### [Task description]
Your task is to retype the lines from the opening of the material through the line that includes "(437-372)/437, 450/581, (372-19)/437])". Do not copy the pictures.

### [Information provided]
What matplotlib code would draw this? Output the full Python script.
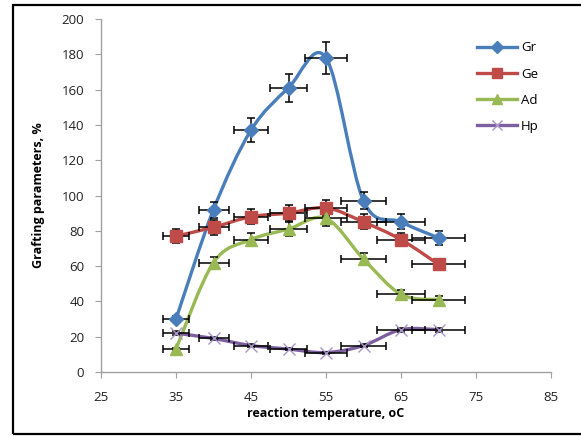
import numpy as np
import matplotlib
matplotlib.use("Agg")
import matplotlib.pyplot as plt
from matplotlib.path import Path
from matplotlib.patches import PathPatch, Rectangle

temps = [35, 40, 45, 50, 55, 60, 65, 70]
gr = [30, 92, 137, 161, 178, 97, 85, 76]
ge = [77, 82, 88, 90, 93, 85, 75, 61]
ad = [13, 62, 75, 81, 87, 64, 44, 41]
hp = [22, 19, 15, 13, 11, 15, 24, 24]
series_names = ["Gr", "Ge", "Ad", "Hp"]
rel_err = 0.05

colors = ["#4A7EBB", "#BE4B48", "#98B954", "#7D5FA0"]
markers = ["D", "s", "^", "x"]
msizes = [7, 9, 8, 8]

plt.rcParams['font.family'] = ['Open Sans', 'DejaVu Sans']

fig = plt.figure(figsize=(5.81, 4.37), dpi=100)
ax = fig.add_axes([101/581, (437-372)/437, 450/581, (372-19)/437])


def smooth_path(x, y):
    x = np.asarray(x, float); y = np.asarray(y, float)
    pts = np.column_stack([x, y])
    verts = [pts[0]]
    codes = [Path.MOVETO]
    n = len(pts)
    for i in range(n - 1):
        p0 = pts[i - 1] if i > 0 else pts[i]
        p1 = pts[i]
        p2 = pts[i + 1]
        p3 = pts[i + 2] if i + 2 < n else pts[i + 1]
        c1 = p1 + (p2 - p0) / 6.0
        c2 = p2 - (p3 - p1) / 6.0
        verts += [c1, c2, p2]
        codes += [Path.CURVE4] * 3
    return Path(verts, codes)


for name, vals, c, m, ms in zip(series_names, [gr, ge, ad, hp], colors, markers, msizes):
    path = smooth_path(temps, vals)
    ax.add_patch(PathPatch(path, fill=False, edgecolor=c, lw=2.4, zorder=2))
    vals = np.asarray(vals, float)
    t = np.asarray(temps, float)
    ax.errorbar(t, vals, yerr=vals * rel_err, xerr=t * rel_err, fmt='none',
                ecolor='black', elinewidth=1.1, capsize=3, capthick=1.1, zorder=3)
    if m == 'x':
        ax.plot(t, vals, linestyle='none', marker=m, color='#A896C8', ms=ms,
                mew=1.0, zorder=4)
    else:
        ax.plot(t, vals, linestyle='none', marker=m, color=c, ms=ms, zorder=4)
    ax.plot([], [], color=c, lw=2.4, marker=m, ms=ms * 0.85,
            mec=('#A896C8' if m == 'x' else c), label=name)

ax.set_xlim(25, 85)
ax.set_ylim(0, 200)
ax.set_xticks(np.arange(25, 86, 10))
ax.set_yticks(np.arange(0, 201, 20))
for s in ['top', 'right']:
    ax.spines[s].set_visible(False)
for s in ['left', 'bottom']:
    ax.spines[s].set_color('#A0A0A0')
    ax.spines[s].set_linewidth(1.0)
ax.tick_params(axis='both', colors='#A0A0A0', labelcolor='#222222',
               labelsize=9.5, length=4, direction='out')
ax.tick_params(axis='x', pad=10)
ax.tick_params(axis='y', pad=8)
ax.set_xlabel("reaction temperature, oC", fontsize=9, fontweight='bold', labelpad=2)
ax.set_ylabel("Grafting parameters, %", fontsize=9, fontweight='bold', labelpad=12)

leg = ax.legend(loc='upper left', bbox_to_anchor=(0.81, 0.97), frameon=False,
                fontsize=9.5, handlelength=3.0, labelspacing=1.0, handletextpad=0.3)

fig.patches.append(Rectangle((13/581, 3/437), 1.0, 429/437, transform=fig.transFigure,
                             fill=False, edgecolor='black', lw=1.6))

fig.savefig("out.png", dpi=100)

### [Response to this exercise]
What matplotlib code would draw this? Output the full Python script.
import numpy as np
import matplotlib
matplotlib.use("Agg")
import matplotlib.pyplot as plt
from matplotlib.path import Path
from matplotlib.patches import PathPatch, Rectangle

temps = [35, 40, 45, 50, 55, 60, 65, 70]
gr = [30, 92, 137, 161, 178, 97, 85, 76]
ge = [77, 82, 88, 90, 93, 85, 75, 61]
ad = [13, 62, 75, 81, 87, 64, 44, 41]
hp = [22, 19, 15, 13, 11, 15, 24, 24]
series_names = ["Gr", "Ge", "Ad", "Hp"]
rel_err = 0.05

colors = ["#4A7EBB", "#BE4B48", "#98B954", "#7D5FA0"]
markers = ["D", "s", "^", "x"]
msizes = [7, 9, 8, 8]

plt.rcParams['font.family'] = ['Open Sans', 'DejaVu Sans']

fig = plt.figure(figsize=(5.81, 4.37), dpi=100)
ax = fig.add_axes([101/581, (437-372)/437, 450/581, (372-19)/437])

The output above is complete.